## DATA BLOCK:
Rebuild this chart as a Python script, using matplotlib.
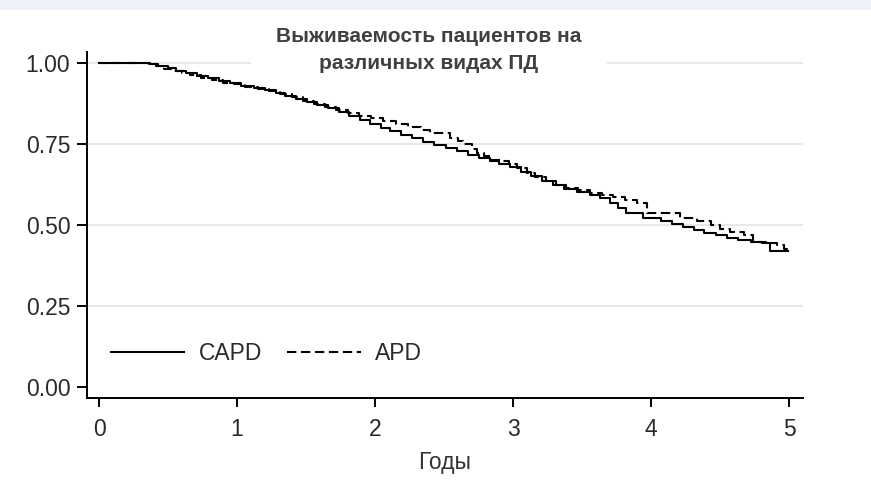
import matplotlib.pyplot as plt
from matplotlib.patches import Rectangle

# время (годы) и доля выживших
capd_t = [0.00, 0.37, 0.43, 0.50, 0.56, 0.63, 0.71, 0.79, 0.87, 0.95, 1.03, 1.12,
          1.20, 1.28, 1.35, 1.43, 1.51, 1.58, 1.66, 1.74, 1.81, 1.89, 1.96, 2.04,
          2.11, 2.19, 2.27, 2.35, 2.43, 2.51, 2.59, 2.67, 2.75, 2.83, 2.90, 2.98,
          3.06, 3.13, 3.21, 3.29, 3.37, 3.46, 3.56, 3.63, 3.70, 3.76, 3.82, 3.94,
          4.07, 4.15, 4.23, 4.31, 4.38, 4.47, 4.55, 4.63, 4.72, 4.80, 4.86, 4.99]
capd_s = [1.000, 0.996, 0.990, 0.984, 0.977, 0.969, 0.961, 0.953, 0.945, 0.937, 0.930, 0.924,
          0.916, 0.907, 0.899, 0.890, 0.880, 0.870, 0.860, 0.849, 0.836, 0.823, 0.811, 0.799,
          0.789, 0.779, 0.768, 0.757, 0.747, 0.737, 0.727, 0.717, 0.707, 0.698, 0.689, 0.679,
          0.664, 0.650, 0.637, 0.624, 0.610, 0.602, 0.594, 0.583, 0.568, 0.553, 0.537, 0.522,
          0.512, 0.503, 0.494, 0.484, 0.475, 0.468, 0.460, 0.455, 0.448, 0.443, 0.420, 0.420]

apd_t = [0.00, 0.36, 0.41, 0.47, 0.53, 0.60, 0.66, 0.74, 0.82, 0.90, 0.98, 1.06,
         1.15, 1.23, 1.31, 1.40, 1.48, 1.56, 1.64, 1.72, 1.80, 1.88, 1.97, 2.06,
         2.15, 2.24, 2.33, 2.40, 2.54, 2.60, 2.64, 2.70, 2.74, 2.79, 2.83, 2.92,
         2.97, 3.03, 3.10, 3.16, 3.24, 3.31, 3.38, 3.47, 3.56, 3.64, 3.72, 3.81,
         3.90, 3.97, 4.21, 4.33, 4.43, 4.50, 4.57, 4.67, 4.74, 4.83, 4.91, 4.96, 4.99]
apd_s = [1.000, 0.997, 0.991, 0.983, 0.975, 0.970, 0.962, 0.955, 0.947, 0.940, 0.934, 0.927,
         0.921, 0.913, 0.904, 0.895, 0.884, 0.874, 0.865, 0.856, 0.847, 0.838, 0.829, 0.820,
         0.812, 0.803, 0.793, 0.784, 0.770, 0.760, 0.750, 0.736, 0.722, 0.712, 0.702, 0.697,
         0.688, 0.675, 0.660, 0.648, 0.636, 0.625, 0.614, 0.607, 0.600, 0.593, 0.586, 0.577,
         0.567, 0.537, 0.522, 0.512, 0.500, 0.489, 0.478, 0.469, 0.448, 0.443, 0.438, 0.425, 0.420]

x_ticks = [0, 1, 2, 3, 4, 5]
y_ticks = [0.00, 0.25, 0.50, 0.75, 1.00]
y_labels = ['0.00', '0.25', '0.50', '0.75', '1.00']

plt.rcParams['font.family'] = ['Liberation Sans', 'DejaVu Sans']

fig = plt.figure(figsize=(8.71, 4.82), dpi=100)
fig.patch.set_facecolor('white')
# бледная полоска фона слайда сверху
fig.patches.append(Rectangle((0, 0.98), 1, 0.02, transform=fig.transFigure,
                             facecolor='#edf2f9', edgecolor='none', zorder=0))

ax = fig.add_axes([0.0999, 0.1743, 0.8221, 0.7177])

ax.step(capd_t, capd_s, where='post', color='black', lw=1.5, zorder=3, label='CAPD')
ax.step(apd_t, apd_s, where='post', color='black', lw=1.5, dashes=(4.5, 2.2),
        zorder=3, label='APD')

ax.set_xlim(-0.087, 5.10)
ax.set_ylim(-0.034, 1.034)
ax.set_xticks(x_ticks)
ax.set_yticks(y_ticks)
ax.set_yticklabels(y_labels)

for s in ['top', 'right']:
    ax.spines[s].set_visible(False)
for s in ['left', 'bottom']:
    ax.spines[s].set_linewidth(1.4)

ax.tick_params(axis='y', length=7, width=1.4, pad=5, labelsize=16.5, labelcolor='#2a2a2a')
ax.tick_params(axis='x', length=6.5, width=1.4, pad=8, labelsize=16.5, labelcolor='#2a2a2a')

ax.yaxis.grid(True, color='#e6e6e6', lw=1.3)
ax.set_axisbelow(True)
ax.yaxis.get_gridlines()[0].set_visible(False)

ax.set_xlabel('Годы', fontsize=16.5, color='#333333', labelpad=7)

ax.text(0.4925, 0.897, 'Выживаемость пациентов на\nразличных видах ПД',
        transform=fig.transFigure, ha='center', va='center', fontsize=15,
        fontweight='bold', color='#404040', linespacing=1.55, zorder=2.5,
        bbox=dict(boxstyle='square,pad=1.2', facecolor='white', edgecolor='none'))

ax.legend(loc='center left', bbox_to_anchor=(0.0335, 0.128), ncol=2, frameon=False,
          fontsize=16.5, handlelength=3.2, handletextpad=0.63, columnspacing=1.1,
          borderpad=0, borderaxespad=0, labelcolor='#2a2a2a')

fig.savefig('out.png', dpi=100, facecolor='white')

## BRIEF:
Leave the images out, please, and restate each line word for word.

## ANSWER:
Rebuild this chart as a Python script, using matplotlib.
import matplotlib.pyplot as plt
from matplotlib.patches import Rectangle

# время (годы) и доля выживших
capd_t = [0.00, 0.37, 0.43, 0.50, 0.56, 0.63, 0.71, 0.79, 0.87, 0.95, 1.03, 1.12,
          1.20, 1.28, 1.35, 1.43, 1.51, 1.58, 1.66, 1.74, 1.81, 1.89, 1.96, 2.04,
          2.11, 2.19, 2.27, 2.35, 2.43, 2.51, 2.59, 2.67, 2.75, 2.83, 2.90, 2.98,
          3.06, 3.13, 3.21, 3.29, 3.37, 3.46, 3.56, 3.63, 3.70, 3.76, 3.82, 3.94,
          4.07, 4.15, 4.23, 4.31, 4.38, 4.47, 4.55, 4.63, 4.72, 4.80, 4.86, 4.99]
capd_s = [1.000, 0.996, 0.990, 0.984, 0.977, 0.969, 0.961, 0.953, 0.945, 0.937, 0.930, 0.924,
          0.916, 0.907, 0.899, 0.890, 0.880, 0.870, 0.860, 0.849, 0.836, 0.823, 0.811, 0.799,
          0.789, 0.779, 0.768, 0.757, 0.747, 0.737, 0.727, 0.717, 0.707, 0.698, 0.689, 0.679,
          0.664, 0.650, 0.637, 0.624, 0.610, 0.602, 0.594, 0.583, 0.568, 0.553, 0.537, 0.522,
          0.512, 0.503, 0.494, 0.484, 0.475, 0.468, 0.460, 0.455, 0.448, 0.443, 0.420, 0.420]

apd_t = [0.00, 0.36, 0.41, 0.47, 0.53, 0.60, 0.66, 0.74, 0.82, 0.90, 0.98, 1.06,
         1.15, 1.23, 1.31, 1.40, 1.48, 1.56, 1.64, 1.72, 1.80, 1.88, 1.97, 2.06,
         2.15, 2.24, 2.33, 2.40, 2.54, 2.60, 2.64, 2.70, 2.74, 2.79, 2.83, 2.92,
         2.97, 3.03, 3.10, 3.16, 3.24, 3.31, 3.38, 3.47, 3.56, 3.64, 3.72, 3.81,
         3.90, 3.97, 4.21, 4.33, 4.43, 4.50, 4.57, 4.67, 4.74, 4.83, 4.91, 4.96, 4.99]
apd_s = [1.000, 0.997, 0.991, 0.983, 0.975, 0.970, 0.962, 0.955, 0.947, 0.940, 0.934, 0.927,
         0.921, 0.913, 0.904, 0.895, 0.884, 0.874, 0.865, 0.856, 0.847, 0.838, 0.829, 0.820,
         0.812, 0.803, 0.793, 0.784, 0.770, 0.760, 0.750, 0.736, 0.722, 0.712, 0.702, 0.697,
         0.688, 0.675, 0.660, 0.648, 0.636, 0.625, 0.614, 0.607, 0.600, 0.593, 0.586, 0.577,
         0.567, 0.537, 0.522, 0.512, 0.500, 0.489, 0.478, 0.469, 0.448, 0.443, 0.438, 0.425, 0.420]

x_ticks = [0, 1, 2, 3, 4, 5]
y_ticks = [0.00, 0.25, 0.50, 0.75, 1.00]
y_labels = ['0.00', '0.25', '0.50', '0.75', '1.00']

plt.rcParams['font.family'] = ['Liberation Sans', 'DejaVu Sans']

fig = plt.figure(figsize=(8.71, 4.82), dpi=100)
fig.patch.set_facecolor('white')
# бледная полоска фона слайда сверху
fig.patches.append(Rectangle((0, 0.98), 1, 0.02, transform=fig.transFigure,
                             facecolor='#edf2f9', edgecolor='none', zorder=0))

ax = fig.add_axes([0.0999, 0.1743, 0.8221, 0.7177])

ax.step(capd_t, capd_s, where='post', color='black', lw=1.5, zorder=3, label='CAPD')
ax.step(apd_t, apd_s, where='post', color='black', lw=1.5, dashes=(4.5, 2.2),
        zorder=3, label='APD')

ax.set_xlim(-0.087, 5.10)
ax.set_ylim(-0.034, 1.034)
ax.set_xticks(x_ticks)
ax.set_yticks(y_ticks)
ax.set_yticklabels(y_labels)

for s in ['top', 'right']:
    ax.spines[s].set_visible(False)
for s in ['left', 'bottom']:
    ax.spines[s].set_linewidth(1.4)

ax.tick_params(axis='y', length=7, width=1.4, pad=5, labelsize=16.5, labelcolor='#2a2a2a')
ax.tick_params(axis='x', length=6.5, width=1.4, pad=8, labelsize=16.5, labelcolor='#2a2a2a')

ax.yaxis.grid(True, color='#e6e6e6', lw=1.3)
ax.set_axisbelow(True)
ax.yaxis.get_gridlines()[0].set_visible(False)

ax.set_xlabel('Годы', fontsize=16.5, color='#333333', labelpad=7)

ax.text(0.4925, 0.897, 'Выживаемость пациентов на\nразличных видах ПД',
        transform=fig.transFigure, ha='center', va='center', fontsize=15,
        fontweight='bold', color='#404040', linespacing=1.55, zorder=2.5,
        bbox=dict(boxstyle='square,pad=1.2', facecolor='white', edgecolor='none'))

ax.legend(loc='center left', bbox_to_anchor=(0.0335, 0.128), ncol=2, frameon=False,
          fontsize=16.5, handlelength=3.2, handletextpad=0.63, columnspacing=1.1,
          borderpad=0, borderaxespad=0, labelcolor='#2a2a2a')

fig.savefig('out.png', dpi=100, facecolor='white')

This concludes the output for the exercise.